=== Provided material ===

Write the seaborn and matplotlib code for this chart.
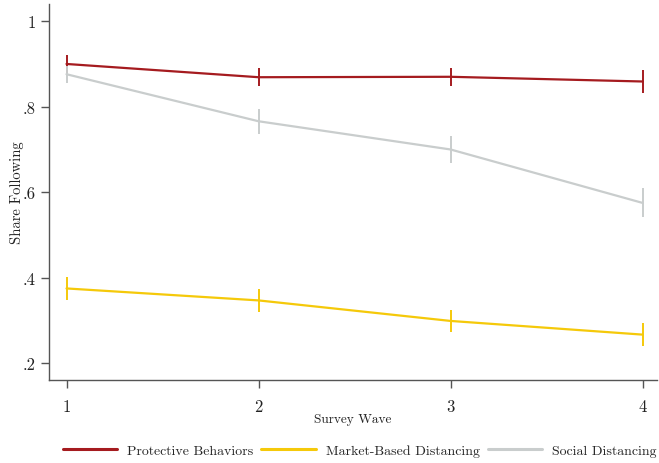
import matplotlib
matplotlib.use("Agg")
import matplotlib.pyplot as plt
import seaborn as sns
import pandas as pd
import numpy as np

# Survey waves and share of respondents following each behaviour group
waves = [1, 2, 3, 4]
protective = [0.900, 0.869, 0.870, 0.859]
protective_err = [0.020, 0.021, 0.021, 0.027]
market = [0.375, 0.347, 0.299, 0.267]
market_err = [0.026, 0.027, 0.026, 0.027]
social = [0.876, 0.766, 0.700, 0.575]
social_err = [0.020, 0.029, 0.032, 0.034]

series_names = ["Protective Behaviors", "Market-Based Distancing", "Social Distancing"]
colors = ["#a51b1f", "#f5c90a", "#c9cdcd"]
y_ticks = [0.2, 0.4, 0.6, 0.8, 1.0]
y_tick_labels = [".2", ".4", ".6", ".8", "1"]

frames = []
for name, vals, errs in zip(series_names,
                            [protective, market, social],
                            [protective_err, market_err, social_err]):
    frames.append(pd.DataFrame({"wave": waves, "share": vals, "err": errs, "group": name}))
df = pd.concat(frames, ignore_index=True)

sns.set_theme(style="white")
plt.rcParams["font.family"] = ["cmr10", "DejaVu Serif"]
plt.rcParams["axes.formatter.use_mathtext"] = True

fig = plt.figure(figsize=(6.59, 4.64), dpi=100)
ax = fig.add_axes([0.0744, 0.179, 0.9226, 0.810])

palette = dict(zip(series_names, colors))
sns.lineplot(data=df, x="wave", y="share", hue="group", palette=palette,
             hue_order=series_names, linewidth=1.6, ax=ax, legend=False)

# confidence intervals as plain vertical bars
for name in series_names:
    sub = df[df["group"] == name]
    ax.vlines(sub["wave"], sub["share"] - sub["err"], sub["share"] + sub["err"],
              color=palette[name], linewidth=1.4)

ax.set_xlim(0.909, 4.075)
ax.set_ylim(0.161, 1.04)
ax.set_xticks(waves)
ax.set_xticklabels([str(w) for w in waves])
ax.set_yticks(y_ticks)
ax.set_yticklabels(y_tick_labels)

for side in ["top", "right"]:
    ax.spines[side].set_visible(False)
for side in ["left", "bottom"]:
    ax.spines[side].set_color("#555555")
    ax.spines[side].set_linewidth(1.0)

ax.tick_params(axis="both", which="major", direction="out", length=5.5, width=1.0,
               color="#555555", labelsize=12, labelcolor="#222222", pad=4,
               left=True, bottom=True)
ax.tick_params(axis="x", pad=8)

ax.set_xlabel("Survey Wave", fontsize=9.6, color="#222222", labelpad=-1)
ax.set_ylabel("Share Following", fontsize=10.5, color="#222222")
ax.yaxis.set_label_coords(-0.041, 0.5)

handles = [plt.Line2D([], [], color=c, linewidth=2.2) for c in colors]
fig.legend(handles, series_names, loc="center", bbox_to_anchor=(0.5455, 0.026),
           ncol=3, frameon=False, fontsize=10, handlelength=3.9,
           handletextpad=0.72, columnspacing=0.6, borderpad=0.2)

fig.savefig("out.png", dpi=100)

===

→ **Exercise objective**
Print out the whole of the material word for word, without pictures.

→ **Written reply**
Write the seaborn and matplotlib code for this chart.
import matplotlib
matplotlib.use("Agg")
import matplotlib.pyplot as plt
import seaborn as sns
import pandas as pd
import numpy as np

# Survey waves and share of respondents following each behaviour group
waves = [1, 2, 3, 4]
protective = [0.900, 0.869, 0.870, 0.859]
protective_err = [0.020, 0.021, 0.021, 0.027]
market = [0.375, 0.347, 0.299, 0.267]
market_err = [0.026, 0.027, 0.026, 0.027]
social = [0.876, 0.766, 0.700, 0.575]
social_err = [0.020, 0.029, 0.032, 0.034]

series_names = ["Protective Behaviors", "Market-Based Distancing", "Social Distancing"]
colors = ["#a51b1f", "#f5c90a", "#c9cdcd"]
y_ticks = [0.2, 0.4, 0.6, 0.8, 1.0]
y_tick_labels = [".2", ".4", ".6", ".8", "1"]

frames = []
for name, vals, errs in zip(series_names,
                            [protective, market, social],
                            [protective_err, market_err, social_err]):
    frames.append(pd.DataFrame({"wave": waves, "share": vals, "err": errs, "group": name}))
df = pd.concat(frames, ignore_index=True)

sns.set_theme(style="white")
plt.rcParams["font.family"] = ["cmr10", "DejaVu Serif"]
plt.rcParams["axes.formatter.use_mathtext"] = True

fig = plt.figure(figsize=(6.59, 4.64), dpi=100)
ax = fig.add_axes([0.0744, 0.179, 0.9226, 0.810])

palette = dict(zip(series_names, colors))
sns.lineplot(data=df, x="wave", y="share", hue="group", palette=palette,
             hue_order=series_names, linewidth=1.6, ax=ax, legend=False)

# confidence intervals as plain vertical bars
for name in series_names:
    sub = df[df["group"] == name]
    ax.vlines(sub["wave"], sub["share"] - sub["err"], sub["share"] + sub["err"],
              color=palette[name], linewidth=1.4)

ax.set_xlim(0.909, 4.075)
ax.set_ylim(0.161, 1.04)
ax.set_xticks(waves)
ax.set_xticklabels([str(w) for w in waves])
ax.set_yticks(y_ticks)
ax.set_yticklabels(y_tick_labels)

for side in ["top", "right"]:
    ax.spines[side].set_visible(False)
for side in ["left", "bottom"]:
    ax.spines[side].set_color("#555555")
    ax.spines[side].set_linewidth(1.0)

ax.tick_params(axis="both", which="major", direction="out", length=5.5, width=1.0,
               color="#555555", labelsize=12, labelcolor="#222222", pad=4,
               left=True, bottom=True)
ax.tick_params(axis="x", pad=8)

ax.set_xlabel("Survey Wave", fontsize=9.6, color="#222222", labelpad=-1)
ax.set_ylabel("Share Following", fontsize=10.5, color="#222222")
ax.yaxis.set_label_coords(-0.041, 0.5)

handles = [plt.Line2D([], [], color=c, linewidth=2.2) for c in colors]
fig.legend(handles, series_names, loc="center", bbox_to_anchor=(0.5455, 0.026),
           ncol=3, frameon=False, fontsize=10, handlelength=3.9,
           handletextpad=0.72, columnspacing=0.6, borderpad=0.2)

fig.savefig("out.png", dpi=100)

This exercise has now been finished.